### What the task asks
Leave out the pictures and repeat the data exactly.

::::

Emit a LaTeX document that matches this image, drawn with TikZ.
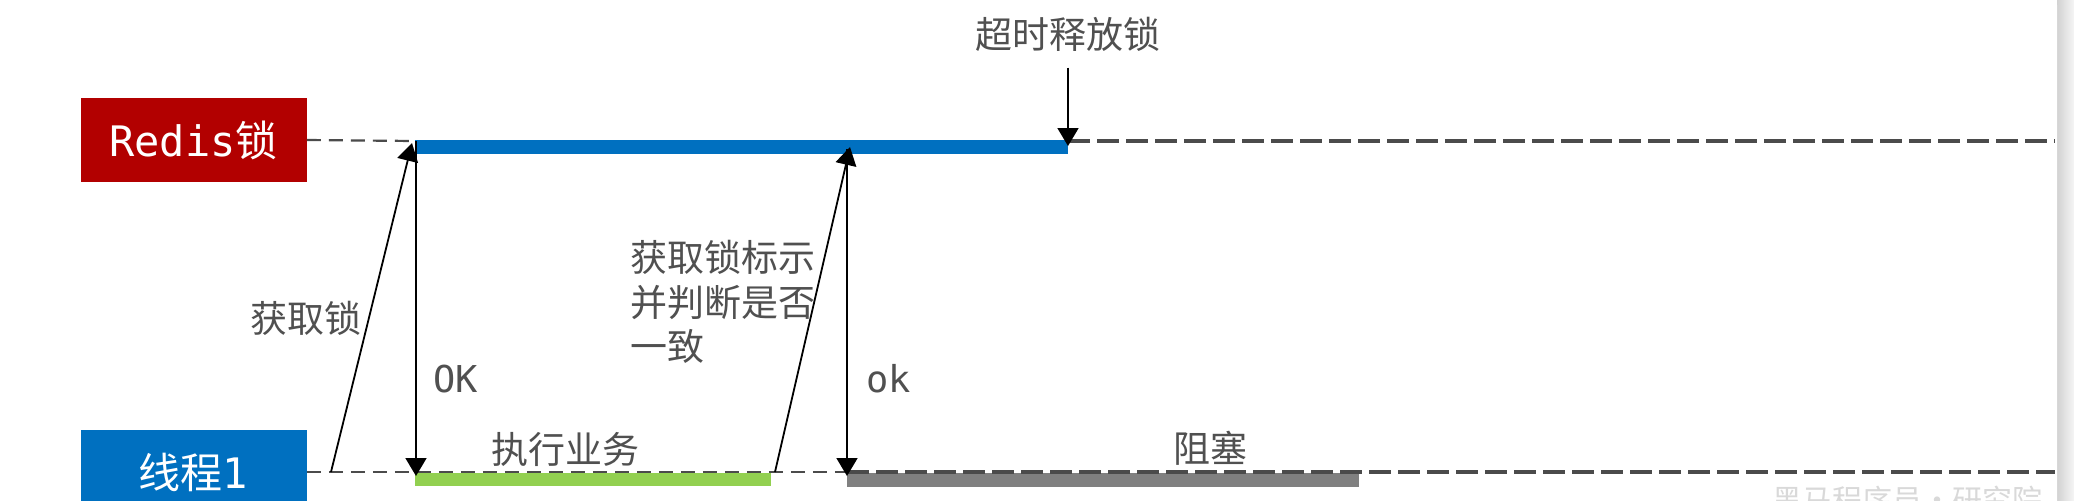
\documentclass[tikz,border=0pt]{standalone}
\usepackage{fontspec}
\setmainfont{DejaVu Sans Mono}
\newfontfamily\cjk{Noto Sans CJK SC}
\usetikzlibrary{positioning,arrows.meta}
\definecolor{lockred}{RGB}{178,0,0}
\definecolor{threadblue}{RGB}{0,112,192}
\definecolor{workgreen}{RGB}{146,208,80}
\definecolor{waitgray}{RGB}{128,128,128}
\definecolor{textgray}{RGB}{80,80,80}
\definecolor{linegray}{RGB}{75,75,75}

\begin{document}
\begin{tikzpicture}[x=0.5pt,y=-0.5pt,
  actor/.style={minimum width=113pt,minimum height=42pt,inner sep=0pt,text=white,font=\fontsize{21}{24}\selectfont},
  lbl/.style={text=textgray,inner sep=0pt,font=\cjk\fontsize{18.5}{22.25}\selectfont},
  ascii/.style={text=textgray,inner sep=0pt,font=\fontsize{18.5}{22}\selectfont},
  msg/.style={draw=black,line width=0.9pt,-{Triangle[length=9pt,width=10.5pt]}},
  life/.style={draw=linegray,line width=1.1pt,dash pattern=on 7pt off 4pt},
  lifeend/.style={draw=linegray,line width=1.7pt,dash pattern=on 11pt off 3.5pt}]
\useasboundingbox (0,0) rectangle (2074,500);

% Card and its shadow
\fill[white] (0,0) rectangle (2074,500);
\shade[left color=gray!35,right color=gray!8] (2057,0) rectangle (2074,500);
\fill[white,rounded corners=4pt] (-10,-3) rectangle (2057,520);
\node[anchor=north west,inner sep=0pt,text=gray!30,font=\cjk\fontsize{15}{18}\selectfont] (mark) at (1772,486) {黑马程序员·研究院};

% Actors
\node[actor,fill=lockred] (redis) at (193.5,140) {Redis{\cjk 锁}};
\node[actor,fill=threadblue] (thread) at (193.5,472) {{\cjk 线程}1};

% Points on the time lines
\coordinate (lockOn) at (415,141);
\coordinate (lockOff) at (1068,141);
\coordinate (redisEnd) at (2055,141);
\coordinate (waitOn) at (847,472);
\coordinate (threadEnd) at (2055,472);
\coordinate (getS) at (331,472);
\coordinate (getT) at (412,143);
\coordinate (okT) at (416,141);
\coordinate (okB) at (416,476);
\coordinate (chkS) at (775,472);
\coordinate (chkT) at (850,147);
\coordinate (ok2T) at (847,149);
\coordinate (ok2B) at (847,476);
\coordinate (relT) at (1068,146);

% Bars
\fill[threadblue] (415,140) rectangle (1068,154);
\fill[workgreen] (415,473) rectangle (771,486);
\fill[waitgray] (847,473) rectangle (1359,487);

% Time lines
\draw[life] (redis.east) -- (lockOn);
\draw[lifeend] (lockOff) -- (redisEnd);
\draw[life] (thread.east) -- (waitOn);
\draw[lifeend] (waitOn) -- (threadEnd);

% Labels
\node[lbl] (release) at (1068,34) {超时释放锁};
\node[lbl] (getlbl) at (306,318) {获取锁};
\node[lbl,align=left,anchor=west] (checklbl) at (630,302) {获取锁标示\\并判断是否\\一致};
\node[ascii,anchor=base west] (oklbl) at (433,392) {OK};
\node[ascii,anchor=base west] (ok2lbl) at (866,392) {ok};
\node[lbl] (worklbl) at (565,449) {执行业务};
\node[lbl] (waitlbl) at (1210,448) {阻塞};

% Messages
\draw[msg] (getS) -- (getT);
\draw[msg] (okT) -- (okB);
\draw[msg] (chkS) -- (chkT);
\draw[msg] (ok2T) -- (ok2B);
\draw[msg,shorten <=8pt] (release.south) -- (relT);
\end{tikzpicture}
\end{document}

::::

### Answer in full
Emit a LaTeX document that matches this image, drawn with TikZ.
\documentclass[tikz,border=0pt]{standalone}
\usepackage{fontspec}
\setmainfont{DejaVu Sans Mono}
\newfontfamily\cjk{Noto Sans CJK SC}
\usetikzlibrary{positioning,arrows.meta}
\definecolor{lockred}{RGB}{178,0,0}
\definecolor{threadblue}{RGB}{0,112,192}
\definecolor{workgreen}{RGB}{146,208,80}
\definecolor{waitgray}{RGB}{128,128,128}
\definecolor{textgray}{RGB}{80,80,80}
\definecolor{linegray}{RGB}{75,75,75}

\begin{document}
\begin{tikzpicture}[x=0.5pt,y=-0.5pt,
  actor/.style={minimum width=113pt,minimum height=42pt,inner sep=0pt,text=white,font=\fontsize{21}{24}\selectfont},
  lbl/.style={text=textgray,inner sep=0pt,font=\cjk\fontsize{18.5}{22.25}\selectfont},
  ascii/.style={text=textgray,inner sep=0pt,font=\fontsize{18.5}{22}\selectfont},
  msg/.style={draw=black,line width=0.9pt,-{Triangle[length=9pt,width=10.5pt]}},
  life/.style={draw=linegray,line width=1.1pt,dash pattern=on 7pt off 4pt},
  lifeend/.style={draw=linegray,line width=1.7pt,dash pattern=on 11pt off 3.5pt}]
\useasboundingbox (0,0) rectangle (2074,500);

% Card and its shadow
\fill[white] (0,0) rectangle (2074,500);
\shade[left color=gray!35,right color=gray!8] (2057,0) rectangle (2074,500);
\fill[white,rounded corners=4pt] (-10,-3) rectangle (2057,520);
\node[anchor=north west,inner sep=0pt,text=gray!30,font=\cjk\fontsize{15}{18}\selectfont] (mark) at (1772,486) {黑马程序员·研究院};

% Actors
\node[actor,fill=lockred] (redis) at (193.5,140) {Redis{\cjk 锁}};
\node[actor,fill=threadblue] (thread) at (193.5,472) {{\cjk 线程}1};

% Points on the time lines
\coordinate (lockOn) at (415,141);
\coordinate (lockOff) at (1068,141);
\coordinate (redisEnd) at (2055,141);
\coordinate (waitOn) at (847,472);
\coordinate (threadEnd) at (2055,472);
\coordinate (getS) at (331,472);
\coordinate (getT) at (412,143);
\coordinate (okT) at (416,141);
\coordinate (okB) at (416,476);
\coordinate (chkS) at (775,472);
\coordinate (chkT) at (850,147);
\coordinate (ok2T) at (847,149);
\coordinate (ok2B) at (847,476);
\coordinate (relT) at (1068,146);

% Bars
\fill[threadblue] (415,140) rectangle (1068,154);
\fill[workgreen] (415,473) rectangle (771,486);
\fill[waitgray] (847,473) rectangle (1359,487);

% Time lines
\draw[life] (redis.east) -- (lockOn);
\draw[lifeend] (lockOff) -- (redisEnd);
\draw[life] (thread.east) -- (waitOn);
\draw[lifeend] (waitOn) -- (threadEnd);

% Labels
\node[lbl] (release) at (1068,34) {超时释放锁};
\node[lbl] (getlbl) at (306,318) {获取锁};
\node[lbl,align=left,anchor=west] (checklbl) at (630,302) {获取锁标示\\并判断是否\\一致};
\node[ascii,anchor=base west] (oklbl) at (433,392) {OK};
\node[ascii,anchor=base west] (ok2lbl) at (866,392) {ok};
\node[lbl] (worklbl) at (565,449) {执行业务};
\node[lbl] (waitlbl) at (1210,448) {阻塞};

% Messages
\draw[msg] (getS) -- (getT);
\draw[msg] (okT) -- (okB);
\draw[msg] (chkS) -- (chkT);
\draw[msg] (ok2T) -- (ok2B);
\draw[msg,shorten <=8pt] (release.south) -- (relT);
\end{tikzpicture}
\end{document}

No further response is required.